« Éloge d’Épicure »

(Lucrèce, De Natura rerum, I, v. 62-79).

Axelle et Doryne, élèves de Terminale, traduisent un texte latin de Lucrèce et le commentent. Bravo pour la qualité de leur travail !

 

 

 

Cliquez ci-dessous pour voir Axelle traduire le texte et Doryne le commenter.

   Traduction d'Axelle Amilcar

 

   Commentaire de Doryne Balthazar

 

Voici le texte latin et sa traduction :
 

Humana ante oculos foede cum vita jaceret
in terris, oppressa gravi sub religione
quae caput a caeli regionibus ostendebat,
primum Graius homo mortalis tollere contra
est oculos ausus, primusque obsistere contra ;
quem neque fama deum nec fulmina nec minitanti
murmure compressit caelum, sed eo magis acrem
inritat animi virtutem, effringere ut arta
naturae primus portarum claustra cupiret.
Ergo vivida vis animi pervicit, et extra
processit longe flammantia moenia mundi,
atque omne immensum peragravit mente animoque,
unde refert nobis victor quid possit oriri,
quid nequeat, finita potestas denique cuique
quanam sit ratione atque alte terminus haerens.
Quare, religio pedibus subjecta vicissim 
obteritur, nos exaequat victoria caelo.

 

Traduction de Nisard :
 

Jadis, quand on voyait les hommes traîner une vie rampante sous le faix honteux de la superstition, et que la tête du monstre leur apparaissant à la cime des nues, les accablait de son regard épouvantable, un Grec, un simple mortel osa enfin lever les yeux, osa enfin lui résister en face.
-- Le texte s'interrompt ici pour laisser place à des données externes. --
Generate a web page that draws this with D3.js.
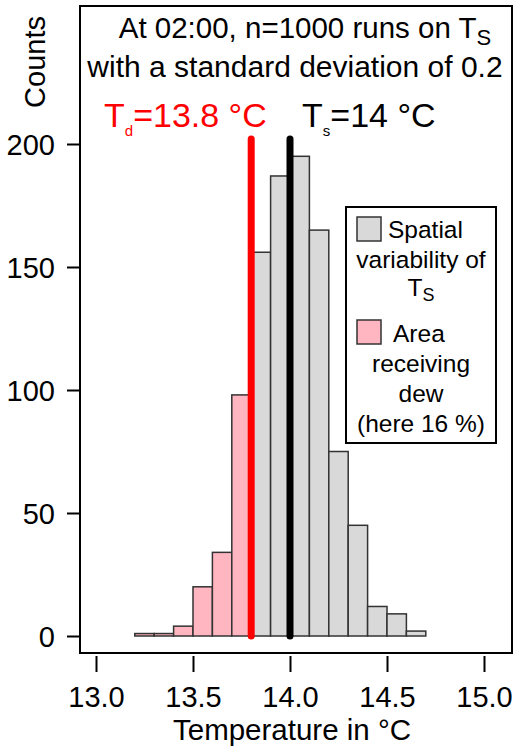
<!DOCTYPE html>
<html>
<head>
<meta charset="utf-8">
<style>
  body { margin: 0; background: #fff; }
  text { font-family: "Liberation Sans", Arial, sans-serif; }
</style>
</head>
<body>
<script src="https://cdn.jsdelivr.net/npm/d3@7"></script>
<svg id="chart" width="515" height="748"></svg>
<script>
// histogram bins (left edges, width 0.1) and counts
const binStarts = [13.2, 13.3, 13.4, 13.5, 13.6, 13.7, 13.8, 13.9, 14.0, 14.1, 14.2, 14.3, 14.4, 14.5, 14.6];
const counts    = [1, 1, 4, 20, 34, 98, 156, 187, 195, 165, 75, 45, 12, 9, 2];
const binWidth = 0.1;
const Td = 13.8;
const Ts = 14.0;
const xTicks = [13.0, 13.5, 14.0, 14.5, 15.0];
const yTicks = [0, 50, 100, 150, 200];

const svg = d3.select("#chart");
const x = d3.scaleLinear().domain([13, 15]).range([96, 484]);
const y = d3.scaleLinear().domain([0, 200]).range([636, 144]);

// plot box
svg.append("rect")
    .attr("x", 80).attr("y", 6)
    .attr("width", 432).attr("height", 647)
    .style("fill", "none").style("stroke", "black").style("stroke-width", "2px");

// y axis
const yAxis = d3.axisLeft(y).tickValues(yTicks).tickSize(13).tickPadding(12);
const yG = svg.append("g").attr("transform", "translate(80,0)").call(yAxis);
yG.select(".domain").remove();
yG.selectAll("line").style("stroke", "black").style("stroke-width", "2px");
yG.selectAll("text").style("font-size", "29px").style("font-family", "Liberation Sans, Arial").attr("fill", "black").attr("dy", "0.35em");

// x axis
const xAxis = d3.axisBottom(x).tickValues(xTicks).tickSize(16).tickPadding(14).tickFormat(d3.format(".1f"));
const xG = svg.append("g").attr("transform", "translate(0,656)").call(xAxis);
xG.select(".domain").remove();
xG.selectAll("line").style("stroke", "black").style("stroke-width", "2px");
xG.selectAll("text").style("font-size", "29px").style("font-family", "Liberation Sans, Arial").attr("fill", "black");

// axis titles
svg.append("text")
    .attr("x", 292).attr("y", 740)
    .attr("text-anchor", "middle")
    .style("font-size", "29.5px")
    .text("Temperature in °C");
svg.append("text")
    .attr("transform", "translate(45,62) rotate(-90)")
    .attr("text-anchor", "middle")
    .style("font-size", "29px")
    .text("Counts");

// bars
svg.selectAll("rect.bar")
    .data(binStarts)
    .enter()
    .append("rect")
    .attr("class", "bar")
    .attr("x", d => x(d))
    .attr("width", d => x(d + binWidth) - x(d))
    .attr("y", (d, i) => y(counts[i]))
    .attr("height", (d, i) => y(0) - y(counts[i]))
    .style("fill", d => d < Td - 1e-9 ? "#ffb6c1" : "#d9d9d9")
    .style("stroke", "#333")
    .style("stroke-width", "1.5px");

// vertical lines for Td and Ts
[[Td, "red"], [Ts, "black"]].forEach(function(p) {
    svg.append("line")
        .attr("x1", x(p[0])).attr("x2", x(p[0]))
        .attr("y1", y(0)).attr("y2", y(202))
        .style("stroke", p[1])
        .style("stroke-width", "7px")
        .style("stroke-linecap", "round");
});

// title
const t1 = svg.append("text").attr("x", 305).attr("y", 38).attr("text-anchor", "middle").style("font-size", "29.5px");
t1.append("tspan").text("At 02:00, n=1000 runs on T");
t1.append("tspan").attr("dy", 7).style("font-size", "22px").text("S");
svg.append("text").attr("x", 295).attr("y", 77).attr("text-anchor", "middle").style("font-size", "30px")
    .text("with a standard deviation of 0.2");

// Td and Ts labels
const tdL = svg.append("text").attr("x", 104).attr("y", 127).attr("fill", "red").style("font-size", "34px");
tdL.append("tspan").text("T");
tdL.append("tspan").attr("dy", 9).style("font-size", "15px").text("d");
tdL.append("tspan").attr("dy", -9).text("=13.8 °C");
const tsL = svg.append("text").attr("x", 302).attr("y", 127).attr("fill", "black").style("font-size", "34px");
tsL.append("tspan").text("T");
tsL.append("tspan").attr("dy", 9).style("font-size", "15px").text("s");
tsL.append("tspan").attr("dy", -9).text("=14 °C");

// legend
const lg = svg.append("g");
lg.append("rect").attr("x", 346).attr("y", 207).attr("width", 150).attr("height", 236)
    .style("fill", "white").style("stroke", "black").style("stroke-width", "2px");
lg.append("rect").attr("x", 357).attr("y", 217).attr("width", 24).attr("height", 24)
    .style("fill", "#d9d9d9").style("stroke", "#333").style("stroke-width", "1.5px");
lg.append("rect").attr("x", 357).attr("y", 320).attr("width", 24).attr("height", 24)
    .style("fill", "#ffb6c1").style("stroke", "#333").style("stroke-width", "1.5px");
const lgFont = "24.5px";
lg.append("text").attr("x", 388).attr("y", 238).style("font-size", lgFont).text("Spatial");
lg.append("text").attr("x", 421).attr("y", 268).attr("text-anchor", "middle").style("font-size", lgFont).text("variability of");
const lts = lg.append("text").attr("x", 421).attr("y", 296).attr("text-anchor", "middle").style("font-size", lgFont);
lts.append("tspan").text("T");
lts.append("tspan").attr("dy", 5).style("font-size", "18px").text("S");
lg.append("text").attr("x", 393).attr("y", 342).style("font-size", lgFont).text("Area");
lg.append("text").attr("x", 421).attr("y", 372).attr("text-anchor", "middle").style("font-size", lgFont).text("receiving");
lg.append("text").attr("x", 421).attr("y", 402).attr("text-anchor", "middle").style("font-size", lgFont).text("dew");
lg.append("text").attr("x", 421).attr("y", 432).attr("text-anchor", "middle").style("font-size", lgFont).text("(here 16 %)");
</script>
</body>
</html>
Rien ne l'arrête, ni la renommée des dieux, ni la foudre, ni les menaces du ciel qui gronde; [1,70] loin d'ébranler son courage, les obstacles l'irritent, et il n'en est que plus ardent à rompre les barrières étroites de la nature. Aussi en vient-il à bout par son infatigable génie: il s'élance loin des bornes enflammées du monde, il parcourt l'infini sur les ailes de la pensée, il triomphe, et revient nous apprendre ce qui peut ou ne peut pas naître, et d'où vient que la puissance des corps est bornée et qu'il y a pour tous un terme infranchissable. La superstition fut donc abattue et foulée aux pieds à son tour, et sa défaite nous égala aux dieux.

 

Traduction du poète André CHÉNIER (1762-1794) :
 

Un Grec fut le premier dont l’audace affermie
Leva des yeux mortels sur l’idole ennemie.
Rien ne put l’étonner. Et ces Dieux tout-puissants,
Cet Olympe, ces feux, et ces bruits menaçants
Irritaient son courage à rompre la barrière
Où, sous d’épais remparts obscure et prisonnière,
La nature en silence étouffait sa clarté.
Ivre d’un feu vainqueur, son génie indompté,
Loin des murs enflammés qui renferment le monde,
Perça tous les sentiers de cette nuit profonde,
Et de l’immensité parcourut les déserts.
Il nous dit quelles lois gouvernent l’univers,
Ce qui vit, ce qui meurt, et ce qui ne peut être.
La religion tombe et nous sommes sans maître ;
Sous nos pieds à son tour elle expire ; et les cieux
Ne feront plus courber nos fronts victorieux.